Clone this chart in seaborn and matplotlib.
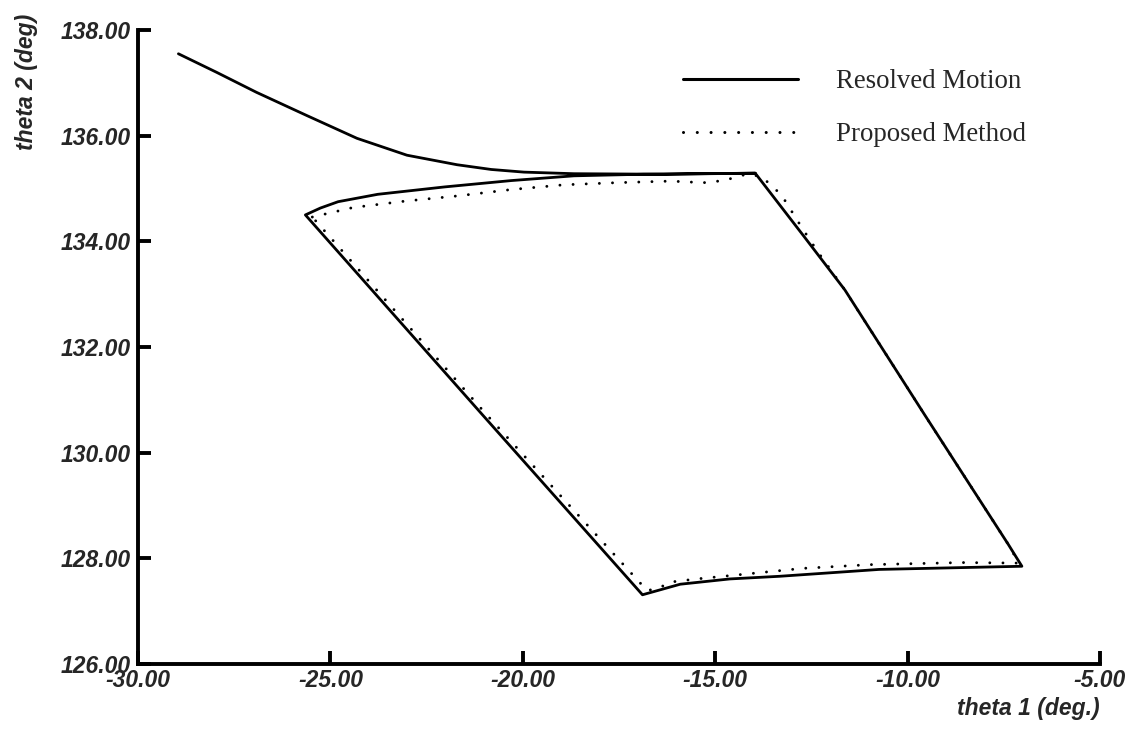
import matplotlib
matplotlib.use("Agg")
import matplotlib.pyplot as plt
import seaborn as sns
import pandas as pd

# ---- data ----
resolved_theta1 = [-28.95, -27.96, -26.92, -25.61, -24.31, -23.01, -21.71, -20.82,
                   -19.97, -18.67, -16.34, -13.96,
                   -12.70, -11.63, -9.56, -7.38, -7.03,
                   -10.74, -13.33, -14.62, -15.91, -16.89,
                   -21.04, -25.65,
                   -25.26, -24.80, -23.77, -22.03, -20.30, -18.67, -16.86, -13.96]
resolved_theta2 = [137.55, 137.20, 136.82, 136.38, 135.95, 135.63, 135.45, 135.36,
                   135.31, 135.28, 135.27, 135.29,
                   134.10, 133.08, 130.72, 128.26, 127.85,
                   127.79, 127.66, 127.61, 127.51, 127.31,
                   130.71, 134.50,
                   134.63, 134.75, 134.89, 135.03, 135.15, 135.24, 135.27, 135.29]

proposed_theta1 = [-25.47, -24.41, -23.07, -21.69, -20.30, -18.93, -17.56, -16.16,
                   -15.30, -14.78, -14.19, -13.80, -13.28, -12.74, -12.37,
                   -11.63, -9.56, -7.38, -7.11,
                   -8.59, -11.00, -12.73, -14.10, -15.48, -16.17, -16.48, -16.77,
                   -20.93, -25.47]
proposed_theta2 = [134.46, 134.64, 134.76, 134.86, 134.98, 135.07, 135.11, 135.14,
                   135.11, 135.15, 135.27, 135.23, 134.88, 134.25, 133.84,
                   133.08, 130.72, 128.26, 127.91,
                   127.92, 127.88, 127.81, 127.71, 127.61, 127.55, 127.43, 127.39,
                   130.71, 134.46]

x_ticks = [-30, -25, -20, -15, -10, -5]
y_ticks = [126, 128, 130, 132, 134, 136, 138]
x_ticklabels = ["-30.00", "-25.00", "-20.00", "-15.00", "-10.00", "-5.00"]
y_ticklabels = ["126.00", "128.00", "130.00", "132.00", "134.00", "136.00", "138.00"]

series_labels = ["Resolved Motion", "Proposed Method"]

# ---- style ----
sns.set_style("ticks")
plt.rcParams["font.family"] = ["Liberation Sans", "DejaVu Sans"]

W, H = 1135, 740
fig = plt.figure(figsize=(W / 100, H / 100), dpi=100)
left, right, top, bottom = 138, 1100, 30, 664
ax = fig.add_axes([left / W, 1 - bottom / H, (right - left) / W, (bottom - top) / H])

df_res = pd.DataFrame({"theta1": resolved_theta1, "theta2": resolved_theta2})
df_pro = pd.DataFrame({"theta1": proposed_theta1, "theta2": proposed_theta2})

sns.lineplot(data=df_res, x="theta1", y="theta2", sort=False, estimator=None,
             color="black", linewidth=2.0, label=series_labels[0], ax=ax)
sns.lineplot(data=df_pro, x="theta1", y="theta2", sort=False, estimator=None,
             color="black", linewidth=2.1, linestyle=(0, (0.01, 4.5)),
             dash_capstyle="round", label=series_labels[1], ax=ax)

ax.set_xlim(-30, -5)
ax.set_ylim(126, 138)
ax.set_xticks(x_ticks)
ax.set_yticks(y_ticks)
tick_font = dict(family="Liberation Sans", weight="bold", style="italic", size=16.5)
ax.set_xticklabels(x_ticklabels, fontdict=tick_font)
ax.set_yticklabels(y_ticklabels, fontdict=tick_font)

for side in ["top", "right"]:
    ax.spines[side].set_visible(False)
for side in ["left", "bottom"]:
    ax.spines[side].set_linewidth(2.8)
    ax.spines[side].set_color("black")

ax.tick_params(axis="both", direction="in", length=9.5, width=2.8, color="black")
ax.tick_params(axis="x", pad=3.5)
ax.tick_params(axis="y", pad=5)

label_font = dict(family="Liberation Sans", weight="bold", style="italic", size=16.5)
ax.set_xlabel("theta 1 (deg.)", fontdict=label_font, ha="right")
ax.xaxis.set_label_coords(1.0, -0.052)
ax.set_ylabel("theta 2 (deg)", fontdict=label_font)
ax.yaxis.set_label_coords(-0.104, 0.918)

leg = ax.legend(loc="upper left", bbox_to_anchor=(683 / W, 1 - 69 / H),
                bbox_transform=fig.transFigure, frameon=False,
                prop=dict(family="Liberation Serif", size=19.4),
                handlelength=4.27, handletextpad=1.41, labelspacing=1.05,
                borderpad=0, borderaxespad=0)
for line in leg.get_lines():
    line.set_linewidth(2.2)

fig.savefig("out.png", dpi=100, facecolor="white")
-=-=-=-=-
WRITTEN REQUEST
Your task is to restate word for word the lines from the top of the data to the line containing "134.63, 134.75, 134.89, 135.03, 135.15, 135.24, 135.27, 135.29]", both ends included, with every picture left out.

IN RESPONSE
Clone this chart in seaborn and matplotlib.
import matplotlib
matplotlib.use("Agg")
import matplotlib.pyplot as plt
import seaborn as sns
import pandas as pd

# ---- data ----
resolved_theta1 = [-28.95, -27.96, -26.92, -25.61, -24.31, -23.01, -21.71, -20.82,
                   -19.97, -18.67, -16.34, -13.96,
                   -12.70, -11.63, -9.56, -7.38, -7.03,
                   -10.74, -13.33, -14.62, -15.91, -16.89,
                   -21.04, -25.65,
                   -25.26, -24.80, -23.77, -22.03, -20.30, -18.67, -16.86, -13.96]
resolved_theta2 = [137.55, 137.20, 136.82, 136.38, 135.95, 135.63, 135.45, 135.36,
                   135.31, 135.28, 135.27, 135.29,
                   134.10, 133.08, 130.72, 128.26, 127.85,
                   127.79, 127.66, 127.61, 127.51, 127.31,
                   130.71, 134.50,
                   134.63, 134.75, 134.89, 135.03, 135.15, 135.24, 135.27, 135.29]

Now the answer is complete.